» **Rows from a dataset of charts and code**

----

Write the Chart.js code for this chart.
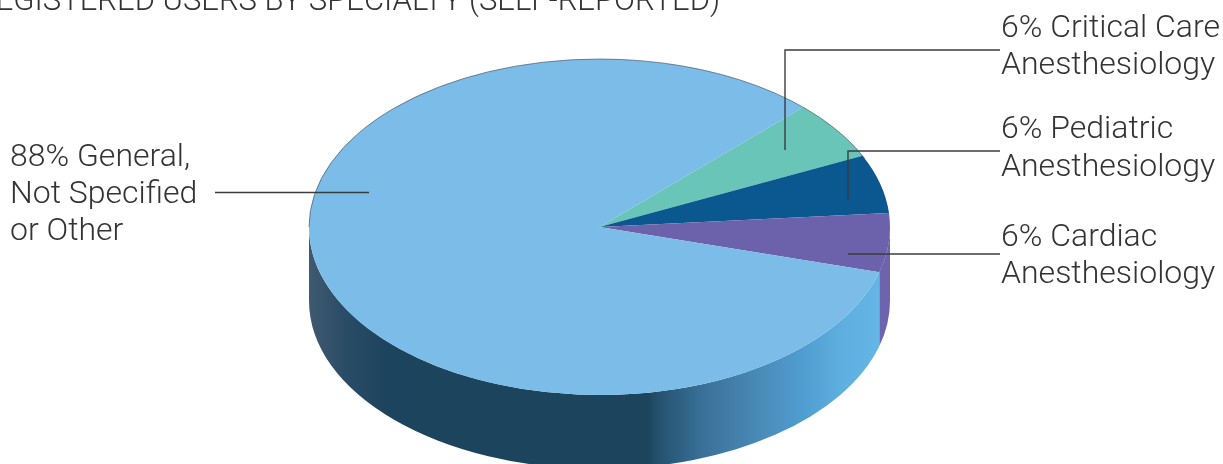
<!DOCTYPE html>
<html>
<head>
<meta charset="utf-8">
<title>Registered users by specialty</title>
<script src="https://cdn.jsdelivr.net/npm/chart.js@4"></script>
<style>
    html, body { margin: 0; padding: 0; background: #fff; overflow: hidden; }
    #wrap { position: relative; width: 1223px; height: 464px; overflow: hidden; }
    canvas { position: absolute; left: 0; top: 0; }
    .txt {
        position: absolute;
        font-family: Roboto, sans-serif;
        font-weight: 300;
        font-size: 32px;
        line-height: 37px;
        color: #333;
        white-space: pre;
    }
    #title { left: -24px; top: -16px; font-size: 31px; line-height: 32px; }
</style>
</head>
<body>
<div id="wrap">
    <canvas id="pie" width="1223" height="464"></canvas>
    <div class="txt" id="title">REGISTERED USERS BY SPECIALTY (SELF-REPORTED)</div>
    <div class="txt" style="left:10px;top:137px">88% General,
Not Specified
or Other</div>
    <div class="txt" style="left:1001px;top:8px">6% Critical Care
Anesthesiology</div>
    <div class="txt" style="left:1001px;top:108px;line-height:38px">6% Pediatric
Anesthesiology</div>
    <div class="txt" style="left:1001px;top:217px">6% Cardiac
Anesthesiology</div>
</div>

<script>
const categories = ["Critical Care Anesthesiology", "Pediatric Anesthesiology", "Cardiac Anesthesiology", "General, Not Specified or Other"];
const shares = [6, 6, 6, 88];
const topColors = ["#68c5b8", "#0b5890", "#6c62ab", "#7bbce8"];

// ellipse of the top face and height of the wall
const cx = 599.5, cy = 227, rx = 290.5, ry = 168, depth = 74;

function wallFill(ctx, index) {
    if (index === 2) return "#6e64ae";
    if (index !== 3) return topColors[index];
    const g = ctx.createLinearGradient(cx - rx, 0, cx + rx, 0);
    const stop = x => (x - (cx - rx)) / (2 * rx);
    g.addColorStop(0, "#3f5a70");
    g.addColorStop(stop(345), "#2a4c66");
    g.addColorStop(stop(385), "#1d445e");
    g.addColorStop(stop(648), "#1c445c");
    g.addColorStop(stop(656), "#244f6c");
    g.addColorStop(stop(700), "#386f96");
    g.addColorStop(stop(760), "#4a8bb8");
    g.addColorStop(stop(800), "#4f9ccf");
    g.addColorStop(stop(845), "#5fb0e0");
    g.addColorStop(1, "#66b6e6");
    return g;
}

const pie3d = {
    id: "pie3d",
    beforeDatasetsDraw(chart) {
        const { ctx } = chart;
        const arcs = chart.getDatasetMeta(0).data;

        // the wall, only where the slice faces the front (canvas angle 0 to PI)
        arcs.forEach((arc, i) => {
            let a0 = arc.startAngle, a1 = arc.endAngle;
            const ranges = [[0, Math.PI], [2 * Math.PI, 3 * Math.PI], [-2 * Math.PI, -Math.PI]];
            ranges.forEach(([lo, hi]) => {
                const s = Math.max(a0, lo), e = Math.min(a1, hi);
                if (e <= s) return;
                ctx.beginPath();
                ctx.ellipse(cx, cy, rx, ry, 0, s, e);
                ctx.ellipse(cx, cy + depth, rx, ry, 0, e, s, true);
                ctx.closePath();
                ctx.fillStyle = wallFill(ctx, i);
                ctx.fill();
            });
        });

        const r = arcs[0].outerRadius;
        ctx.save();
        ctx.translate(cx, cy);
        ctx.scale(rx / r, ry / r);
        ctx.translate(-arcs[0].x, -arcs[0].y);
    },
    afterDatasetsDraw(chart) {
        const { ctx } = chart;
        ctx.restore();

        // thin outline on the back rim
        ctx.beginPath();
        ctx.ellipse(cx, cy, rx, ry, 0, Math.PI, 2 * Math.PI - 0.42);
        ctx.strokeStyle = "rgba(60, 70, 80, 0.6)";
        ctx.lineWidth = 1;
        ctx.stroke();

        // leader lines
        const leaders = [
            [[215, 192.5], [369, 192.5]],
            [[1000, 50], [785, 50], [785, 150]],
            [[1000, 151], [848, 151], [848, 200]],
            [[1000, 254], [848, 254]]
        ];
        ctx.strokeStyle = "#3c3c3c";
        ctx.lineWidth = 1.4;
        leaders.forEach(line => {
            ctx.beginPath();
            line.forEach(([x, y], i) => i ? ctx.lineTo(x, y) : ctx.moveTo(x, y));
            ctx.stroke();
        });
    }
};

new Chart(document.getElementById("pie").getContext("2d"), {
    type: "pie",
    data: {
        labels: categories,
        datasets: [{
            data: shares,
            backgroundColor: topColors,
            borderWidth: 0
        }]
    },
    options: {
        responsive: false,
        animation: false,
        rotation: 44.5,
        plugins: {
            legend: { display: false },
            tooltip: { enabled: false }
        }
    },
    plugins: [pie3d]
});
</script>
</body>
</html>
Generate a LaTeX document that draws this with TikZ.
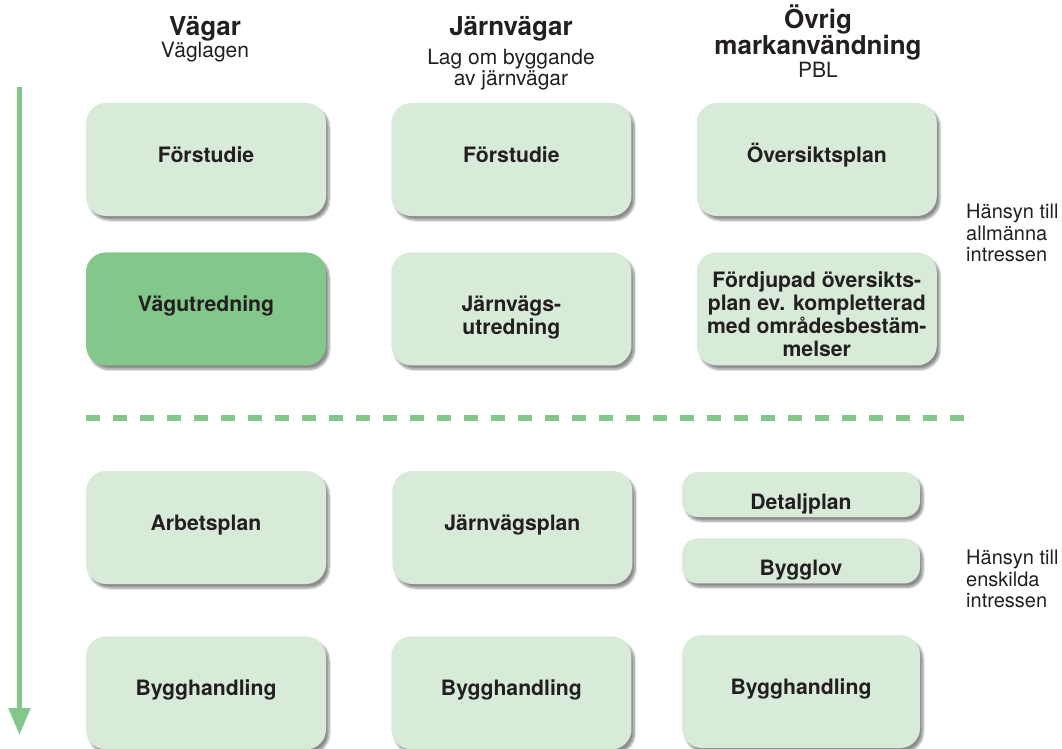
\documentclass[tikz,border=0pt]{standalone}
\usepackage{fontspec}
\setmainfont{TeX Gyre Heros}
\usepackage{tikz}
\usetikzlibrary{arrows.meta}
\usetikzlibrary{positioning}
\usetikzlibrary{shadows.blur}

\definecolor{PaleGreen}{RGB}{216,235,216}
\definecolor{MidGreen}{RGB}{131,199,139}
\definecolor{TextGray}{RGB}{35,31,32}

% several lines, lowered by #1
\newcommand{\BoxLines}[2]{\raisebox{-#1}[0pt][0pt]{\begin{tabular}{@{}c@{}}#2\end{tabular}}}

\begin{document}
\begin{tikzpicture}[x=1pt,y=-1pt]

	\tikzset{BoxStyle/.style = {shape = rectangle,
			rounded corners = 20pt,
			fill = PaleGreen,
			text = TextGray,
			align = center,
			font = \fontsize{21.2}{22.7}\selectfont\bfseries,
			minimum width = 240pt,
			minimum height = 113pt,
			inner sep = 0pt,
			text height = 7pt, text depth = 1.8pt,
			blur shadow = {shadow xshift=3pt, shadow yshift=-4pt,
				shadow blur steps=8, shadow opacity=45}}}
	\tikzset{SmallBoxStyle/.style = {BoxStyle, minimum width = 238pt,
			minimum height = 45pt, rounded corners = 16pt,
			text height = 30pt, text depth = 0.8pt}}
	\tikzset{MultiStyle/.style = {BoxStyle, text height = {}, text depth = {}}}
	\tikzset{TitleStyle/.style = {align = center, text = TextGray,
			inner sep = 0pt, font = \fontsize{26}{24}\selectfont\bfseries}}
	\tikzset{SubStyle/.style = {align = center, text = TextGray,
			inner sep = 0pt, font = \fontsize{21}{21}\selectfont}}
	\tikzset{NoteStyle/.style = {align = left, anchor = north west,
			text = TextGray, inner sep = 0pt,
			font = \fontsize{20}{21.5}\selectfont}}

	\useasboundingbox (0,0) rectangle (1062,749);

	% headings
	\node[TitleStyle](h1) at (205,28.5){Vägar};
	\node[SubStyle,below=1pt of h1](s1){Väglagen};
	\node[TitleStyle](h2) at (511,28.5){Järnvägar};
	\node[SubStyle,below=8pt of h2](s2){Lag om byggande\\av järnvägar};
	\node[TitleStyle](h3) at (818,32){Övrig\\markanvändning};
	\node[SubStyle,below=2pt of h3](s3){PBL};

	% boxes above the line
	\node[BoxStyle](v1) at (206,159.5){Förstudie};
	\node[BoxStyle,right=65pt of v1](j1){Förstudie};
	\node[BoxStyle,right=65pt of j1](o1){Översiktsplan};
	\node[BoxStyle,fill=MidGreen,below=36pt of v1](v2){Vägutredning};
	\node[MultiStyle,right=65pt of v2](j2){\BoxLines{15pt}{Järnvägs-\\utredning}};
	\node[MultiStyle,right=65pt of j2](o2){\BoxLines{14pt}{Fördjupad översikts-\\plan ev. kompletterad\\med områdesbestäm-\\melser}};

	% boxes below the line
	\node[BoxStyle](v3) at (206,527.5){Arbetsplan};
	\node[BoxStyle,right=66pt of v3](j3){Järnvägsplan};
	\node[SmallBoxStyle](o3) at (801,494.5){Detaljplan};
	\node[SmallBoxStyle,below=21pt of o3](o4){Bygglov};
	\node[BoxStyle,below=52pt of v3](v4){Bygghandling};
	\node[BoxStyle,right=65pt of v4](j4){Bygghandling};
	\node[BoxStyle,minimum width=238pt](o5) at (801,691.5){Bygghandling};

	% notes on the right
	\node[NoteStyle](n1) at (966,204){Hänsyn till\\allmänna\\intressen};
	\node[NoteStyle](n2) at (966,550){Hänsyn till\\enskilda\\intressen};

	% dashed divider and time arrow
	\coordinate (d1) at (86,418);
	\coordinate (d2) at (966,418);
	\draw[MidGreen,line width=5.3pt,dash pattern=on 13.5pt off 13.5pt](d1) -- (d2);

	\coordinate (a1) at (19.5,87);
	\coordinate (a2) at (19.5,735);
	\draw[MidGreen,line width=5pt,-{Triangle[length=27pt,width=21pt]}](a1) -- (a2);
\end{tikzpicture}
\end{document}
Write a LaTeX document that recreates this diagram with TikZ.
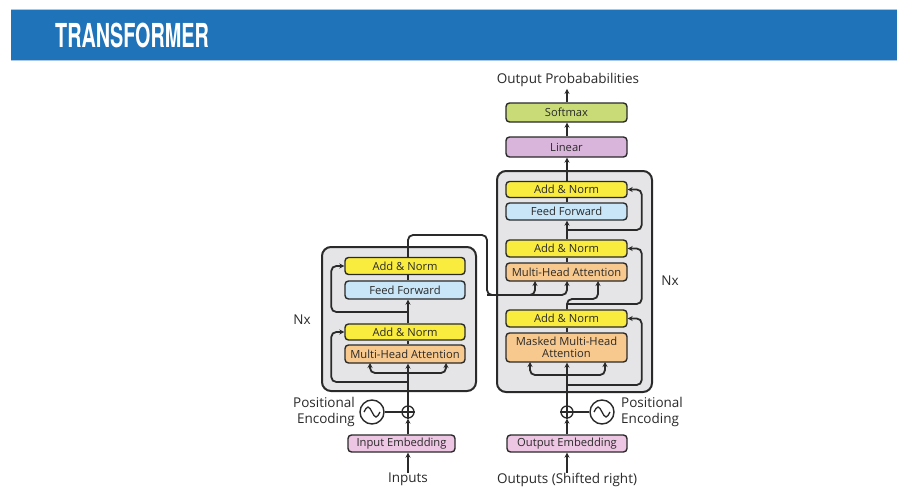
\documentclass[tikz,border=0pt]{standalone}
\usepackage{graphicx}
\usepackage{fontspec}
\setmainfont{Open Sans}
\newfontfamily\headfont{TeX Gyre Heros}
\usetikzlibrary{arrows.meta}

\definecolor{banner}{RGB}{31,115,185}
\definecolor{banneredge}{RGB}{170,200,230}
\definecolor{ink}{RGB}{42,42,42}
\definecolor{panel}{RGB}{229,229,231}
\definecolor{addnorm}{RGB}{250,236,62}
\definecolor{ffwd}{RGB}{200,230,248}
\definecolor{attn}{RGB}{248,201,142}
\definecolor{embed}{RGB}{236,198,226}
\definecolor{lin}{RGB}{217,181,219}
\definecolor{smax}{RGB}{200,219,118}

\tikzset{
  panelbox/.style={draw=ink, fill=panel, line width=2pt, rounded corners=9pt, inner sep=0pt},
  layer/.style={draw=ink, line width=1.4pt, rounded corners=3.5pt, minimum width=120pt,
    minimum height=17pt, inner sep=0pt, text=ink, font=\fontsize{11.2}{11.5}\selectfont, align=center},
  label/.style={text=ink, font=\fontsize{13.5}{16}\selectfont, inner sep=0pt},
  wire/.style={draw=ink, line width=1.8pt, rounded corners=5pt},
  arr/.style={wire, -{Stealth[length=5pt,width=5pt]}},
  adder/.style={circle, draw=ink, line width=1.3pt, minimum size=12pt, inner sep=0pt},
  wave/.style={circle, draw=ink, line width=1.4pt, minimum size=24pt, inner sep=0pt},
}

\begin{document}
\begin{tikzpicture}[x=1pt,y=-1pt]
\useasboundingbox (0,0) rectangle (897,487);
\fill[white] (0,0) rectangle (897,487);

% title banner
\fill[banner] (11,9) rectangle (897,60);
\draw[banneredge, line width=0.8pt] (11,9) -- (897,9) (11,60) -- (897,60);
\node[anchor=west, text=white, inner sep=0pt] (title) at (55,35)
  {\scalebox{0.6}[1]{\fontsize{33}{33}\headfont\bfseries TRANSFORMER}};

% ---------------- encoder ----------------
\node[panelbox, minimum width=154pt, minimum height=144pt] (encpanel) at (399,319) {};
\node[layer, fill=addnorm] (eAN2) at (405,266) {Add \& Norm};
\node[layer, fill=ffwd, minimum height=18pt] (eFF) at (405,290) {Feed Forward};
\node[layer, fill=addnorm, minimum height=16pt] (eAN1) at (405,332) {Add \& Norm};
\node[layer, fill=attn, minimum height=18pt] (eMHA) at (405,354) {Multi-Head Attention};
\node[layer, fill=embed, minimum width=107pt] (eEmb) at (401.5,443.5) {Input Embedding};
\node[adder] (ePlus) at (408,412) {};
\draw[ink, line width=1.2pt] (ePlus.north) -- (ePlus.south) (ePlus.west) -- (ePlus.east);
\node[wave] (ePE) at (372,412) {};
\draw[ink, line width=1.3pt] ([xshift=-8pt]ePE.center) sin ++(4,-5) cos ++(4,5) sin ++(4,5) cos ++(4,-5);
\node[label, anchor=east, align=right] (ePEtxt) at (355,412) {Positional\\Encoding};
\node[label] (eIn) at (408,479.5) {Inputs};
\node[label] (eNx) at (302,320) {Nx};

% ---------------- decoder ----------------
\node[panelbox, minimum width=155pt, minimum height=221pt] (decpanel) at (574.5,281.5) {};
\node[layer, fill=addnorm, minimum width=121pt, minimum height=16pt] (dAN3) at (566.5,189.5) {Add \& Norm};
\node[layer, fill=ffwd, minimum width=121pt] (dFF) at (566.5,211.5) {Feed Forward};
\node[layer, fill=addnorm, minimum width=121pt] (dAN2) at (566.5,248.5) {Add \& Norm};
\node[layer, fill=attn, minimum width=121pt, minimum height=18pt] (dMHA) at (566.5,272) {Multi-Head Attention};
\node[layer, fill=addnorm, minimum width=121pt] (dAN1) at (566.5,318.5) {Add \& Norm};
\node[layer, fill=attn, minimum width=121pt, minimum height=29pt,
      font=\fontsize{11.2}{12}\selectfont] (dMMHA) at (566.5,347.5) {Masked Multi-Head\\Attention};
\node[layer, fill=lin, minimum width=121pt, minimum height=20pt] (dLin) at (566.5,147) {Linear};
\node[layer, fill=smax, minimum width=121pt, minimum height=19pt] (dSm) at (566.5,112.5) {Softmax};
\node[label] (dProb) at (568,80) {Output Probababilities};
\node[layer, fill=embed] (dEmb) at (567,443.5) {Output Embedding};
\node[adder] (dPlus) at (567,412) {};
\draw[ink, line width=1.2pt] (dPlus.north) -- (dPlus.south) (dPlus.west) -- (dPlus.east);
\node[wave] (dPE) at (602,412) {};
\draw[ink, line width=1.3pt] ([xshift=-8pt]dPE.center) sin ++(4,-5) cos ++(4,5) sin ++(4,5) cos ++(4,-5);
\node[label, anchor=west, align=left] (dPEtxt) at (621,412) {Positional\\Encoding};
\node[label] (dOut) at (567,479.5) {Outputs (Shifted right)};
\node[label] (dNx) at (670,281) {Nx};

% ---------------- encoder wiring ----------------
\coordinate (eBr) at (408,373);
\coordinate (eQ) at (370,363);
\coordinate (eV) at (446,363);
\coordinate (eR1) at (408,382);
\coordinate (eR2) at (408,312);
\draw[arr] (eIn.north) -- (eIn |- eEmb.south);
\draw[arr] (ePlus |- eEmb.north) -- (ePlus.south);
\draw[wire] (ePE.east) -- (ePlus.west);
\draw[arr] (ePlus.north) -- (ePlus |- eMHA.south);
\draw[arr] (eBr) -| (eQ);
\draw[arr] (eBr) -| (eV);
\draw[arr] (eR1) -| ([xshift=-13pt]eAN1.west) -- (eAN1.west);
\draw[wire] (ePlus |- eMHA.north) -- (ePlus |- eAN1.south);
\draw[arr] (ePlus |- eAN1.north) -- (ePlus |- eFF.south);
\draw[arr] (eR2) -| ([xshift=-13pt]eAN2.west) -- (eAN2.west);
\draw[wire] (ePlus |- eFF.north) -- (ePlus |- eAN2.south);

% encoder output into the decoder attention
\coordinate (xA) at (487,235);
\coordinate (xB) at (487,295);
\coordinate (dK) at (535,281);
\coordinate (dV) at (567,281);
\draw[arr] (ePlus |- eAN2.north) |- (xA) -- (xB) -| (dV);
\draw[arr] (xB) -| (dK);

% ---------------- decoder wiring ----------------
\coordinate (dBr) at (567,375);
\coordinate (dQ1) at (530,362);
\coordinate (dV1) at (605,362);
\coordinate (dR1) at (567,385);
\coordinate (dQb) at (567,299);
\coordinate (dQ) at (598,281);
\coordinate (dR2) at (567,304);
\coordinate (dR3) at (567,230);
\draw[arr] (dOut.north) -- (dOut |- dEmb.south);
\draw[arr] (dPlus |- dEmb.north) -- (dPlus.south);
\draw[wire] (dPlus.east) -- (dPE.west);
\draw[arr] (dPlus.north) -- (dPlus |- dMMHA.south);
\draw[arr] (dBr) -| (dQ1);
\draw[arr] (dBr) -| (dV1);
\draw[arr] (dR1) -| ([xshift=14pt]dAN1.east) -- (dAN1.east);
\draw[wire] (dPlus |- dMMHA.north) -- (dPlus |- dAN1.south);
\draw[arr] (dPlus |- dAN1.north) -- (dQb) -| (dQ);
\draw[arr] (dR2) -| ([xshift=14pt]dAN2.east) -- (dAN2.east);
\draw[wire] (dPlus |- dMHA.north) -- (dPlus |- dAN2.south);
\draw[arr] (dPlus |- dAN2.north) -- (dPlus |- dFF.south);
\draw[arr] (dR3) -| ([xshift=14pt]dAN3.east) -- (dAN3.east);
\draw[wire] (dPlus |- dFF.north) -- (dPlus |- dAN3.south);
\draw[arr] (dPlus |- dAN3.north) -- (dPlus |- dLin.south);
\draw[arr] (dPlus |- dLin.north) -- (dPlus |- dSm.south);
\draw[arr] (dPlus |- dSm.north) -- ([yshift=-2pt]dPlus |- dProb.south);
\end{tikzpicture}
\end{document}
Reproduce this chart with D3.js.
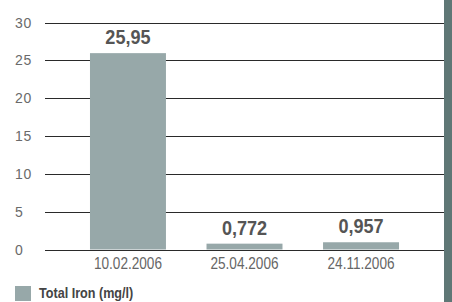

----

» **Work to complete**
Search the lines above for the string "with", then show every one that has it.

» **Result of the task**
Generate a LaTeX document that draws this with TikZ.
Write a LaTeX document that recreates this diagram with TikZ.
Reproduce this chart with D3.js.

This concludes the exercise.